Each cast member poses as a triple threat, able to effortlessly switch from singing, dancing and acting which makes the performance nothing less than intensely watchable.

West End star Jon Robyns takes centre stage as Robbie and is pervasive throughout, impressing the audience with his versatility. Robyns is able to show the vulnerability of the character openly, bringing us up and down with his ever-changing mood.

With the performance of Drew Barrymore to live up to, Cassie Compton had the pressure on her shoulders. She didn’t disappoint; her distinctly soulful voice making her a great choice to play the girl-next-door heroine Julia.

X Factor runner-up Ray Quinn plays the money obsessed, cocky antagonist Glenn Guglia- one of the standout characters from both the film and musical.

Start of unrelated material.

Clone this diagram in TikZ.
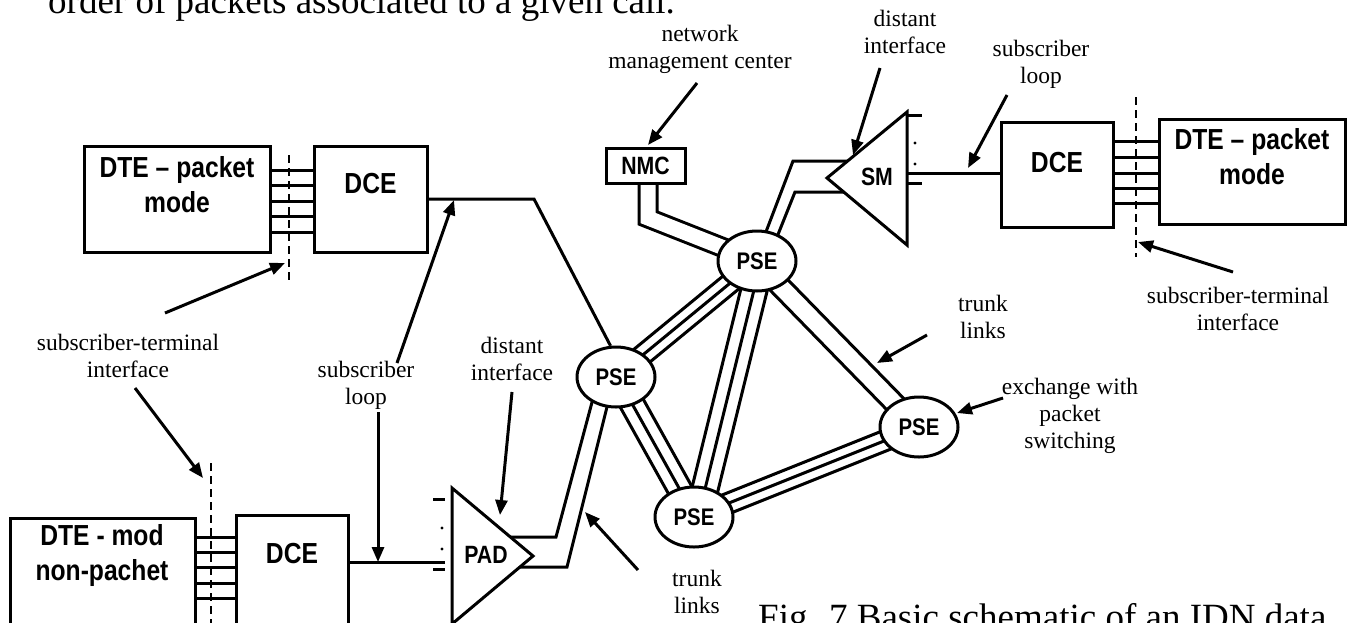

Quinn is able to summon up enough brazenness to have half the women in the audience hating him and the others drooling. His Act Two solo performance of ‘All About the Green’ is a masterpiece in itself.

weddingsinger2.jpegRuth Madoc plays Robbie’s grandma Rosie, and is one of the funniest characters. With her tongue firmly in cheek and a knowing wink to the audience, Madoc provides knowing laughs, raps, and gives us the golden line of, “I’d already slept with eight men. That was a lot back then; it’d be like two hundred today”.

Undeniably, it’s The Wedding Singer’s tracklist that makes it so enjoyable to watch. The songs, composed by Matthew Sklar and lyricist Chad Beguelin are instantly captivating and have the audience nodding their heads in tune. The sound is so eighties, it feels like you’ve been transported back to Boy George’s heyday.

Samuel Holmes, who plays Robbie’s flamboyant friend George, echoes this thought- his style being so similar to the 80s celeb, it’s eerie. Meanwhile Ashley Emerson’s dramatisation of Sammy is the opposite, so warped in masculinity it can only be deemed comical.

Roxanne Pallett plays Holly, Julia’s friend who is equally trashy as she is kind-hearted. Rocking a bright pink wig and high heels throughout the show, it’s her fervent confidence that makes her so memorable.

It’s hard for me to criticize such a faultless performance. Even when little slip-ups occurred, the cast persevered. In fact, Ruth Madoc forgetting where the stage door was became one of the funniest moments, though it was accidental.

The atmosphere throughout the musical was full of fun and energy, the songs and choreography were genial, and even the outfits were masterfully chosen.

Regardless of whether you were born in the eighties or you’re a millennial like me, you’re sure to love The Wedding Singer and leave with a song stuck in your head for days.